The EC also cited the model code of conduct under which parties and candidates must avoid criticism of other parties or their workers “based on unverified allegations or distortion”.
The EC reiterated its advisory from May in which it had rued over the “plummeting level of political discourse in the campaigning period”.
Also Read: EC asks Congress to explain misleading newspaper ad in response to BJP complaint
At a public meeting in Baytu, Rajasthan, Gandhi had said that Modi made the Indian cricket team lose the final world cup match as he is a “panauti”.
”To even remotely suggest that the Prime Minister of India can be ill omen ‘panauti’ is highly reprehensible and condemnable,” the BJP said and pointed out that victory in a game is not a function of who is watching, but the strengths of the individual teams.
In the same meeting, Gandhi also said that Modi distracts the victims while someone else picks their pocket.
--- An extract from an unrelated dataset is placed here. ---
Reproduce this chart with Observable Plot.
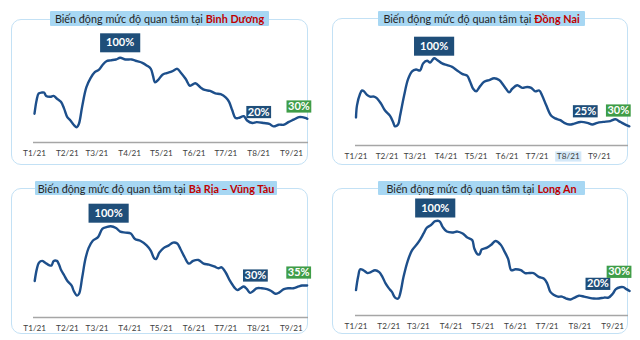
<!DOCTYPE html>
<html>
<head>
<meta charset="utf-8">
<script src="https://cdn.jsdelivr.net/npm/d3@7"></script>
<script src="https://cdn.jsdelivr.net/npm/@observablehq/plot@0.6"></script>
<style>
  body { margin: 0; background: #fff; font-family: Lato, "Open Sans", sans-serif; }
  #page { position: relative; width: 640px; height: 340px; overflow: hidden; background: #fff; }
  .panel { position: absolute; border: 1.5px solid #c3e1f5; border-radius: 10px; box-sizing: border-box; }
  .chart { position: absolute; }
  .chart svg { display: block; overflow: visible; }
  .title { position: absolute; background: #a7d7f3; border-radius: 1px; font-size: 10.8px; color: #262626;
           display: flex; align-items: center; justify-content: center; white-space: nowrap; z-index: 2; }
  .title b { color: #c00000; margin-left: 3px; }
</style>
</head>
<body>
<div id="page"></div>
<script>
// Month ticks on the time axis
const monthStarts = ["2021-01-01", "2021-02-01", "2021-03-01", "2021-04-01", "2021-05-01",
                     "2021-06-01", "2021-07-01", "2021-08-01", "2021-09-01"];
const tickLabels = ["T1/21", "T2/21", "T3/21", "T4/21", "T5/21", "T6/21", "T7/21", "T8/21", "T9/21"];

const titlePrefix = "Biến động mức độ quan tâm tại";
const places = ["Bình Dương", "Đồng Nai", "Bà Rịa – Vũng Tàu", "Long An"];

// Search interest, % of the year's peak; each pair is [day of 2021 (0 = 1 Jan), value]
const binhDuong = [[0,34],[2,50],[4,58],[7,59],[9,59],[11,55],[15,54],[18,55],[21,52],[25,48],[28,40],[31,30],[34,26],[37,21],[40,18],[42,22],[45,42],[49,65],[53,76],[57,83],[61,86],[64,91],[68,96],[72,97],[77,98],[81,100],[86,98],[92,98],[97,96],[102,94],[106,91],[110,87],[112,79],[114,71],[117,74],[121,80],[125,82],[130,84],[135,87],[138,83],[143,75],[147,67],[152,70],[157,65],[161,62],[166,61],[171,58],[176,57],[181,53],[184,48],[187,38],[190,29],[193,29],[198,31],[201,26],[206,23],[210,24],[217,23],[222,22],[226,19],[231,21],[236,21],[240,24],[245,27],[250,30],[253,30],[256,29],[258,28]];
const dongNai = [[0,32],[1,46],[4,59],[6,63],[8,62],[11,58],[14,56],[18,56],[21,54],[25,48],[29,40],[34,34],[37,27],[39,22],[42,24],[44,34],[48,57],[52,76],[56,85],[60,87],[64,86],[67,94],[71,97],[74,95],[78,100],[81,98],[86,94],[91,92],[96,90],[101,86],[106,82],[111,80],[114,73],[117,65],[120,62],[124,68],[128,73],[133,75],[138,77],[143,75],[148,68],[153,61],[156,65],[161,69],[166,66],[171,67],[175,66],[179,62],[183,63],[186,57],[190,46],[195,34],[199,31],[204,29],[208,26],[213,24],[218,25],[224,27],[231,26],[236,24],[241,26],[247,27],[254,28],[259,30],[264,27],[269,24],[273,22]];
const baRiaVungTau = [[0,40],[2,53],[4,60],[7,62],[10,60],[14,57],[16,57],[18,62],[21,62],[23,58],[25,52],[28,46],[31,40],[35,35],[37,29],[40,24],[42,26],[45,44],[48,64],[51,76],[55,84],[60,88],[64,97],[68,99],[72,100],[77,98],[81,94],[86,93],[91,92],[95,86],[100,84],[106,79],[110,73],[113,65],[115,64],[118,71],[122,76],[127,79],[131,82],[135,81],[138,75],[142,66],[146,59],[150,62],[155,63],[160,59],[165,58],[170,56],[174,54],[177,55],[181,49],[185,40],[189,33],[192,30],[195,32],[198,34],[201,31],[204,27],[207,29],[210,32],[215,32],[220,31],[224,29],[228,26],[231,27],[236,31],[240,32],[245,32],[250,34],[253,35],[258,35]];
const longAn = [[0,27],[2,41],[4,49],[7,48],[11,45],[14,46],[18,48],[22,46],[25,41],[28,34],[31,29],[34,25],[37,19],[40,18],[42,24],[45,41],[49,58],[53,69],[58,76],[61,81],[64,87],[67,93],[71,96],[75,100],[79,100],[82,94],[86,89],[91,88],[96,89],[101,87],[105,83],[110,80],[112,71],[115,65],[117,65],[119,70],[124,72],[128,75],[132,79],[137,75],[140,69],[144,60],[147,48],[151,49],[156,48],[160,45],[164,45],[168,45],[173,41],[178,39],[181,34],[184,25],[187,22],[191,20],[195,20],[199,18],[203,17],[207,19],[211,21],[216,20],[220,19],[225,18],[230,18],[235,19],[239,19],[243,23],[246,28],[250,30],[253,30],[256,28],[259,26]];

// Annotated levels: [day of 2021, value]
const binhDuongLabels = [[81,100],[212,20],[250,30]];
const dongNaiLabels = [[78,100],[229,25],[262,30]];
const baRiaVungTauLabels = [[70,100],[209,30],[250,35]];
const longAnLabels = [[75,100],[229,20],[249,30]];

const seriesList = [binhDuong, dongNai, baRiaVungTau, longAn];
const labelList = [binhDuongLabels, dongNaiLabels, baRiaVungTauLabels, longAnLabels];

// Panel layout (pixels)
const layout = [
  {box: [11, 19, 297, 146], title: [50, 11, 219, 15], axisY: 123, left: 22, x0: 23, x9: 280, y100: 38.3, dy: [-15, -13.5, -10.6]},
  {box: [332, 18, 296, 147], title: [378, 11, 207, 15], axisY: 127, left: 23, x0: 23.5, x9: 266.8, y100: 39.7, dy: [-12, -12.4, -8.8], highlightTick: 7},
  {box: [11, 188, 297, 146], title: [35, 181, 242, 14], axisY: 129, left: 22, x0: 23.2, x9: 279.8, y100: 37.7, dy: [-13, -14.6, -13]},
  {box: [332, 188, 296, 146], title: [378, 181, 207, 14], axisY: 127, left: 23, x0: 23.5, x9: 280.2, y100: 32.7, dy: [-13.2, -12.8, -15.4]}
];

const navy = "#1f4e79", green = "#3f9d48", lineColor = "#1d4f8b";
const jan1 = new Date(Date.UTC(2021, 0, 1));
const dayToDate = (d) => d3.utcDay.offset(jan1, d);

const measureCtx = document.createElement("canvas").getContext("2d");

// Text mark drawn on top of a filled rectangle sized to the text
function boxedText(data, {label, boxFill, padX = 2, padY = 1, fontSize = 11, fontWeight = "normal", ...options}) {
  return Plot.text(data, {
    ...options, text: label, fontSize, fontWeight, fontFamily: "Lato",
    render(index, scales, values, dimensions, context, next) {
      const g = next(index, scales, values, dimensions, context);
      measureCtx.font = `${fontWeight} ${fontSize}px Lato`;
      const first = g.firstChild;
      for (const i of index) {
        const color = boxFill(data[i], i);
        if (!color) continue;
        const w = measureCtx.measureText(label(data[i], i)).width + 2 * padX;
        const h = fontSize + 2 * padY;
        const r = document.createElementNS("http://www.w3.org/2000/svg", "rect");
        r.setAttribute("x", values.x[i] - w / 2);
        r.setAttribute("y", values.y[i] - h / 2);
        r.setAttribute("width", w);
        r.setAttribute("height", h);
        r.setAttribute("fill", color);
        g.insertBefore(r, first);
      }
      return g;
    }
  });
}

const page = document.getElementById("page");
const ticks = monthStarts.map((d, i) => ({date: new Date(d), label: tickLabels[i]}));

layout.forEach((L, k) => {
  const [bx, by, bw, bh] = L.box;
  const panel = document.createElement("div");
  panel.className = "panel";
  Object.assign(panel.style, {left: bx + "px", top: by + "px", width: bw + "px", height: bh + "px"});
  page.appendChild(panel);

  const [tx, ty, tw, th] = L.title;
  const title = document.createElement("div");
  title.className = "title";
  Object.assign(title.style, {left: tx + "px", top: ty + "px", width: tw + "px", height: th + "px"});
  title.innerHTML = `${titlePrefix}<b>${places[k]}</b>`;
  page.appendChild(title);

  const series = seriesList[k].map(([d, v]) => ({date: dayToDate(d), value: v}));
  const labels = labelList[k].map(([d, v], i) => ({date: dayToDate(d), value: v, dy: L.dy[i], last: i === labelList[k].length - 1, peak: v === 100}));

  const chart = Plot.plot({
    width: bw, height: bh,
    marginLeft: L.left, marginRight: 0, marginTop: 0, marginBottom: bh - L.axisY,
    style: {fontFamily: "Lato", background: "transparent"},
    x: {type: "utc", domain: [new Date(monthStarts[0]), new Date(monthStarts[8])], range: [L.x0, L.x9], axis: null},
    y: {domain: [0, 100], range: [L.axisY, L.y100], axis: null},
    marks: [
      Plot.ruleY([0], {stroke: "#a6a6a6", strokeWidth: 1.3}),
      boxedText(ticks, {
        x: "date", y: () => 0, dy: 11, fontSize: 8.2, fill: "#404040", padX: 1.7, padY: 1,
        label: (d) => d.label,
        boxFill: (d, i) => (L.highlightTick === i ? "#d4e8f8" : null)
      }),
      Plot.line(series, {x: "date", y: "value", curve: "catmull-rom", stroke: lineColor, strokeWidth: 2.4}),
      ...labels.map((lab) => boxedText([lab], {
        x: "date", y: "value", dy: lab.dy, fill: "white", fontSize: 11, fontWeight: "bold",
        padX: lab.peak ? 6 : 1.5, padY: lab.peak ? 4 : 0.6,
        label: (d) => d.value + "%",
        boxFill: (d) => (d.last ? green : navy)
      }))
    ]
  });
  const holder = document.createElement("div");
  holder.className = "chart";
  Object.assign(holder.style, {left: bx + "px", top: by + "px"});
  holder.appendChild(chart);
  page.appendChild(holder);
});
</script>
</body>
</html>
The BJP called this “vicious abuse and personal attack”, “character assassination”, and an attempt to “mislead the public”.
To be sure, the BJP had also complained about Gandhi’s remarks that Modi takes people for a ride so that only four-five industrialists are benefitted. “I will give you an example. In the last nine years, Modi has waived off loans worth ₹14 lakh crore of India’s billionaires,” he said. The BJP in its complaint had said that Modi has not waived off any loans, and instead banks are required to make provisions for Non-Performing Assets (NPA), as mandated by the RBI. BJP claimed that the banks had recovered ₹10,16,617 crore over the last nine years. This part of the complaint has not been mentioned in the EC notice.
Gandhi’s sister and fellow Congress campaigner, Priyanka Gandhi Vadra, has received two show cause notices from the EC in the last one month.
The BJP had also complained against Congress president Mallikarjun Kharge’s comments about Modi’s caste. However, the EC has so far not issued a notice to him.